Frantz Omar Fanon, the Martiniquais-French psychiatrist, philosopher, revolutionary, and writer whose works are influential in the fields of post-colonial studies, critical theory, and Marxism, died on this day in history, December 6, 1961. He was only 35 years old. Leukemia was the cause of death. In remembrance, a film recommendation: “Concerning Violence,” which is streaming on Netflix. After attempting to contextualize the Black Power Movement, in a format more accessible to a new generation – what we call a “mixtape” hence the title, “The Black Power Mixtape 1967-1975” – Swedish director Goran Hugo Olsson continued on that same path with “Concerning Violence” – a project that incorporates the words from Frantz Fanon’s “The Wretched of the Earth,” using newly-discovered archive footage (as was the case with “Mixtape”), to explore the most daring moments in the struggle for liberation in the so-called Third World, illuminating the neocolonialism happening today, as well as the unrest and the reaction against it.
For those unfamiliar with Fanon’s writings, in short, the author’s two critically significant works – “Black Skin, White Masks” (1952) and the aforementioned “Wretched of the Earth” (1961) – both read like manifestos presenting a utopian vision of a better world where the colonized frees himself/herself and becomes independent of the colonizer, both physically and mentally.

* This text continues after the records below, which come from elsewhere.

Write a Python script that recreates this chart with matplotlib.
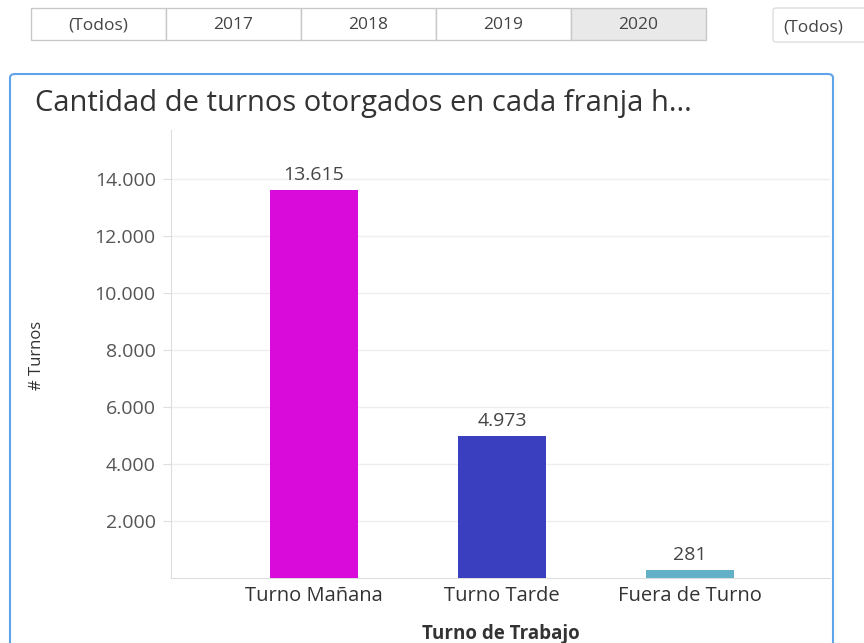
import matplotlib.pyplot as plt
from matplotlib.patches import FancyBboxPatch, Rectangle
from matplotlib.ticker import FuncFormatter

plt.rcParams.update({'font.family': ['Open Sans', 'DejaVu Sans']})

categorias = ['Turno Mañana', 'Turno Tarde', 'Fuera de Turno']
turnos = [13615, 4973, 281]
colores = ['#D90BDB', '#3A3FBF', '#63B1C9']
filtros = ['(Todos)', '2017', '2018', '2019', '2020']
y_ticks = [2000, 4000, 6000, 8000, 10000, 12000, 14000]

W, H = 864, 643


def miles(v):
    return f'{int(v):,}'.replace(',', '.')


fig = plt.figure(figsize=(W / 100, H / 100), dpi=100)

# filtro de años (botonera)
x0, ancho = 31, 135
for i, f in enumerate(filtros):
    sel = f == '2020'
    fig.patches.append(Rectangle(((x0 + i * ancho) / W, 1 - 40 / H), ancho / W, 32 / H,
                                 transform=fig.transFigure, facecolor='#E9E9E9' if sel else 'white',
                                 edgecolor='#C8C8C8', lw=1, zorder=-5))
    fig.text((x0 + i * ancho + ancho / 2) / W, 1 - 25 / H, f, ha='center', va='center',
             fontsize=12.5, color='#444444')
fig.patches.append(FancyBboxPatch((773 / W, 1 - 42 / H), 120 / W, 34 / H,
                                  boxstyle='round,pad=0,rounding_size=0.004',
                                  transform=fig.transFigure, facecolor='white',
                                  edgecolor='#DDDDDD', lw=1, zorder=-5))
fig.text(783 / W, 1 - 28 / H, '(Todos)', ha='left', va='center', fontsize=12.5, color='#444444')

# tarjeta
fig.patches.append(FancyBboxPatch((10 / W, -10 / H), 823 / W, (H - 74 + 10) / H,
                                  boxstyle='round,pad=0,rounding_size=0.006',
                                  transform=fig.transFigure, facecolor='white',
                                  edgecolor='#5FA3E8', lw=1.5, zorder=-5))
fig.text(35 / W, 1 - 103 / H, 'Cantidad de turnos otorgados en cada franja h...',
         ha='left', va='center', fontsize=21, color='#333333')

ax = fig.add_axes([171 / W, 1 - 578 / H, (830 - 171) / W, (578 - 130) / H])
ax.set_facecolor('none')
ax.bar(range(len(turnos)), turnos, width=0.47, color=colores, zorder=3)
for i, v in enumerate(turnos):
    ax.text(i, v + 220, miles(v), ha='center', va='bottom', fontsize=14, color='#444444')

ax.set_xlim(-0.76, 2.745)
ax.set_ylim(0, 15720)
ax.set_yticks(y_ticks)
ax.yaxis.set_major_formatter(FuncFormatter(lambda v, p: miles(v)))
ax.set_xticks(range(len(categorias)))
ax.set_xticklabels(categorias)
ax.tick_params(axis='x', length=0, labelsize=14.5, labelcolor='#333333', pad=6)
ax.tick_params(axis='y', length=6, color='#DDDDDD', labelsize=14, labelcolor='#555555', pad=5)
ax.grid(axis='y', color='#EEEEEE', lw=1, zorder=0)
for s in ['top', 'right']:
    ax.spines[s].set_visible(False)
for s in ['left', 'bottom']:
    ax.spines[s].set_color('#DDDDDD')

ax.set_xlabel('Turno de Trabajo', fontsize=13.5, fontweight='bold', color='#333333', labelpad=13)
fig.text(37 / W, 1 - 355 / H, '# Turnos', rotation=90, ha='center', va='center',
         fontsize=12, color='#333333')

fig.savefig('out.png', dpi=100)
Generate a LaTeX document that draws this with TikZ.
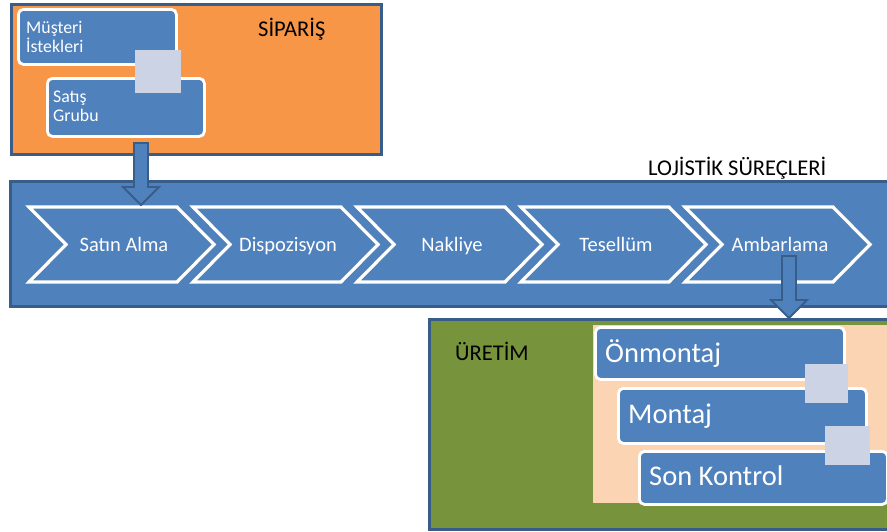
\documentclass[tikz,border=0pt]{standalone}
\usepackage{fontspec}
\setmainfont{Carlito}
\usetikzlibrary{calc}
\definecolor{ordercol}{HTML}{F79646}
\definecolor{stepblue}{HTML}{4F81BD}
\definecolor{edgeblue}{HTML}{385D8A}
\definecolor{prodgreen}{HTML}{77933C}
\definecolor{peach}{HTML}{FBD4B4}
\definecolor{tile}{HTML}{CBD3E4}
\tikzset{
  panel/.style={draw=edgeblue, line width=2.6pt, anchor=north west, inner sep=0pt},
  card/.style={draw=white, line width=2.8pt, fill=stepblue, rounded corners=5pt, anchor=north west, inner sep=0pt},
  joint/.style={fill=tile, anchor=north west, inner sep=0pt},
  chevron/.style={draw=white, line width=3.2pt, fill=stepblue, line join=miter},
  chevtext/.style={text=white, font=\fontsize{20.5}{24}\selectfont, anchor=base, inner sep=0pt},
  smalltext/.style={text=white, font=\fontsize{17.8}{20}\selectfont, anchor=base west, inner sep=0pt},
  bigtext/.style={text=white, font=\fontsize{28.5}{32}\selectfont, anchor=base west, inner sep=0pt},
  title/.style={text=black, font=\fontsize{22.5}{26}\selectfont, anchor=base west, inner sep=0pt},
  flow/.style={fill=stepblue, draw=edgeblue, line width=1.8pt, line join=miter}
}
\newcommand\flowarrow[2]{%
  \draw[flow] ($(#1)+(-7,0)$) -- ($(#2)+(-7,-18)$) -- ($(#2)+(-18,-18)$) -- (#2)
    -- ($(#2)+(18,-18)$) -- ($(#2)+(7,-18)$) -- ($(#1)+(7,0)$) -- cycle;}
\begin{document}
\begin{tikzpicture}[x=1pt,y=-1pt]
\useasboundingbox (0,0) rectangle (887,531);
\fill[white] (0,0) rectangle (887,531);

% order panel
\node[panel, fill=ordercol, minimum width=370pt, minimum height=150pt] (siparis) at (10,3) {};
\node[title] (siparislbl) at (258,36) {SİPARİŞ};
\node[card, minimum width=158pt, minimum height=55pt] (musteri) at (17,8) {};
\node[card, minimum width=157pt, minimum height=58pt] (satis) at (46,77) {};
\node[joint, minimum width=46pt, minimum height=43pt] (j0) at (135,50) {};
\node[smalltext] (musterit1) at (26,33) {Müşteri};
\node[smalltext] (musterit2) at (26,52) {İstekleri};
\node[smalltext] (satist1) at (53,102) {Satış};
\node[smalltext] (satist2) at (53,121) {Grubu};

% logistics band
\node[panel, fill=stepblue, minimum width=900pt, minimum height=125pt] (lojistik) at (9,180) {};
\node[title] (lojistiklbl) at (648,175) {LOJİSTİK SÜREÇLERİ};
\foreach \x/\nm/\lab in {29/c1/Satın Alma, 193/c2/Dispozisyon, 357/c3/Nakliye, 521/c4/Tesellüm, 685/c5/Ambarlama}{
  \draw[chevron] (\x,207) -- ++(148,0) -- ++(37,37.5) -- ++(-37,37.5) -- ++(-148,0) -- ++(37,-37.5) -- cycle;
  \node[chevtext] (\nm) at (\x+95,251) {\lab};
}

% production panel
\node[panel, fill=prodgreen, minimum width=480pt, minimum height=210pt] (uretim) at (428,318) {};
\fill[peach] (593,325) rectangle (890,503);
\node[title] (uretimlbl) at (455,360) {ÜRETİM};
\node[card, minimum width=249pt, minimum height=52pt] (onmontaj) at (594,326) {};
\node[card, minimum width=248pt, minimum height=55pt] (montaj) at (617,387) {};
\node[card, minimum width=248pt, minimum height=53pt] (sonkontrol) at (638,450) {};
\node[joint, minimum width=43pt, minimum height=39pt] (j1) at (805,364) {};
\node[joint, minimum width=45pt, minimum height=39pt] (j2) at (825,426) {};
\node[bigtext] (onmontajt) at (605,362) {Önmontaj};
\node[bigtext] (montajt) at (628,423) {Montaj};
\node[bigtext] (sonkontrolt) at (649,485) {Son Kontrol};

% flow arrows between the stages
\coordinate (a1s) at (141,143);
\coordinate (a1e) at (141,205);
\coordinate (a2s) at (789,256);
\coordinate (a2e) at (789,318);
\flowarrow{a1s}{a1e}
\flowarrow{a2s}{a2e}
\end{tikzpicture}
\end{document}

Fanon’s theories were influential during those years, especially on Third Cinema, right from its launch in the 1960s – a time of anti-colonial revolutionary struggles in the Third World, and rising political movements against the dominance of Western countries. Third Cinema, by the way, was a film movement that was formed to address the need for a new kind of cinema that critiqued neocolonialism, Western imperialism and capitalism; an anti-oppression stance that challenged the status quo of political and social power around the world that left the so-called Third World at a disadvantage.
“Concerning Violence premiered the the Sundance Film Festival in 2014, which was followed by a very limited theatrical release in the USA. It’s available on various home video platforms currently. For Netflix subscribers, it’s streaming on that platform.